Social media and family law

Family lawyers are increasingly using postings on Facebook, Instagram, Twitter and other social media in their domestic litigation. The most common intersection is with custody, but damaging postings can also impact a divorce, support or a PFA.

In July 2014, the Philadelphia Bar Association Professional Guidance Committee issued an opinion that a lawyer may advise a client to change the privacy settings on Facebook (for example) but "may not instruct or permit the client to delete/destroy a relevant photo, link, text, or other content, so that it no longer exists". Furthermore, the opinion directs the lawyer to take steps to preserve social networking evidence (such as a copy of a photograph, link or other content") about which the lawyer is aware and which has not previously been produced,

This Philadelphia opinion was then adopted as a 2014 "Formal Opinion" by the Pennsylvania Bar Association. The PBA noted that "a competent lawyer should advise clients about the content that they post publicly online and how it can affect a case or other legal dispute". Being a statewide opinion, it has bearing on Pittsburgh and Allegheny County family law attorneys. However, it is not a "law" and is not a "Rule of Civil Procedure".

The Formal Opinion noted that there is nothing wrong with changing a client's profile to "private" or with instructing a client to delete damaging information, provided the conduct does not constitute "spoliation" (i.e. improper destruction) of evidence.

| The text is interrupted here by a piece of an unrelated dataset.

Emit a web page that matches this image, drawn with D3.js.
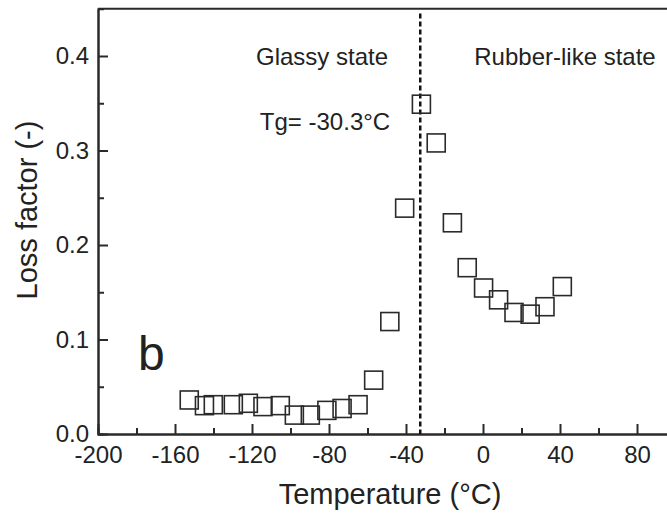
<!DOCTYPE html>
<html lang="en">
<head>
<meta charset="UTF-8">
<title>Loss factor vs temperature</title>
<script src="https://d3js.org/d3.v7.min.js"></script>
<style>
  body { margin: 0; background: #fff; }
  text { font-family: "Liberation Sans", Arial, sans-serif; fill: #222; }
</style>
</head>
<body>
<svg id="chart" width="667" height="518"></svg>
<script>
// data
const temperature = [-152.6, -144.7, -140.1, -129.7, -121.9, -114.3, -105.3, -98.0, -89.7, -81.1, -73.2, -64.9,
  -56.8, -48.4, -40.7, -32.0, -24.3, -15.9, -8.2, 0.3, 8.1, 16.1, 24.5, 32.2, 41.2];
const lossFactor = [0.036, 0.030, 0.031, 0.031, 0.0325, 0.029, 0.030, 0.020, 0.020, 0.025, 0.027, 0.031,
  0.057, 0.119, 0.239, 0.349, 0.308, 0.2235, 0.176, 0.1545, 0.142, 0.1286, 0.1268, 0.1347, 0.156];
const xTicks = [-200, -160, -120, -80, -40, 0, 40, 80];
const yTicks = [0.0, 0.1, 0.2, 0.3, 0.4];
const tgLine = -32.6;

const svg = d3.select("#chart");
const x = d3.scaleLinear().domain([-200, 100]).range([98, 98 + 300 * 1.925]);
const y = d3.scaleLinear().domain([0, 0.45]).range([434, 434 - 0.45 * 945]);
const ink = "#2a2a2a";

// bottom axis, ticks inward (plain hyphen for negatives like the original)
const xAxis = svg.append("g").attr("transform", "translate(0,434)")
  .call(d3.axisBottom(x).tickValues(xTicks).tickSizeInner(-10).tickSizeOuter(0)
    .tickFormat(d => String(d)).tickPadding(12));
const xMinor = svg.append("g").attr("transform", "translate(0,434)")
  .call(d3.axisBottom(x).tickValues(d3.range(-180, 100, 40)).tickSize(-6).tickFormat(""));

const yAxis = svg.append("g").attr("transform", "translate(98,0)")
  .call(d3.axisLeft(y).tickValues(yTicks).tickSizeInner(-10).tickSizeOuter(0)
    .tickFormat(d => d.toFixed(1)).tickPadding(9));
const yMinor = svg.append("g").attr("transform", "translate(98,0)")
  .call(d3.axisLeft(y).tickValues([0.05, 0.15, 0.25, 0.35]).tickSize(-6).tickFormat(""));

[xAxis, xMinor, yAxis, yMinor].forEach(a => {
  a.selectAll("path.domain").attr("stroke", ink).attr("stroke-width", 2);
  a.selectAll(".tick line").attr("stroke", ink).attr("stroke-width", 2);
  a.selectAll(".tick text").style("font-size", "24px").attr("fill", ink)
    .style("font-family", "'Liberation Sans', Arial, sans-serif");
});
xAxis.selectAll(".tick text").attr("dy", "0.71em");

// top border
svg.append("line")
  .attr("x1", 98).attr("x2", 667)
  .attr("y1", y(0.45)).attr("y2", y(0.45))
  .attr("stroke", ink).attr("stroke-width", 2);

// Tg dashed line
svg.append("line")
  .attr("x1", x(tgLine)).attr("x2", x(tgLine))
  .attr("y1", y(0.445)).attr("y2", y(0))
  .attr("stroke", "#111").attr("stroke-width", 2.5)
  .attr("stroke-dasharray", "5,3");

// data squares
const s = 18;
svg.append("g").selectAll("rect")
  .data(temperature.map((t, i) => ({ t, v: lossFactor[i] })))
  .join("rect")
  .attr("x", d => x(d.t) - s / 2)
  .attr("y", d => y(d.v) - s / 2)
  .attr("width", s).attr("height", s)
  .attr("fill", "none")
  .attr("stroke", ink)
  .attr("stroke-width", 1.6);

// annotations
svg.append("text").attr("x", 322).attr("y", 65).attr("text-anchor", "middle")
  .style("font-size", "24px").text("Glassy state");
svg.append("text").attr("x", 325).attr("y", 130).attr("text-anchor", "middle")
  .style("font-size", "24px").text("Tg= -30.3°C");
svg.append("text").attr("x", 565).attr("y", 65).attr("text-anchor", "middle")
  .style("font-size", "24px").text("Rubber-like state");
svg.append("text").attr("x", 138).attr("y", 370)
  .style("font-size", "48px").text("b");

// axis titles
svg.append("text").attr("x", 390).attr("y", 504).attr("text-anchor", "middle")
  .style("font-size", "29px").text("Temperature (°C)");
svg.append("text").attr("transform", "translate(37,210) rotate(-90)")
  .attr("text-anchor", "middle")
  .style("font-size", "29px").text("Loss factor (-)");
</script>
</body>
</html>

So, a good family law attorney should:

1. Be aware of the benefits and risks of social media for his client (and for the other party);

2. Upon learning of damaging postings, properly advise her/his client to reduce the potential damage by changing privacy setting or deleting the information (so long as a copy is retained for future discovery).

3. Not advise the client to simply delete evidence or to lie about the postings (a Virginia attorney received a 5 year bar suspension for just that).

We have always believed that a good reputation for honesty to the court is one of the strongest assets an attorney can provide for a client. Combined with good counsel to minimize risks, you have a Pittsburgh counsel who will properly guide his/her client in this emerging field.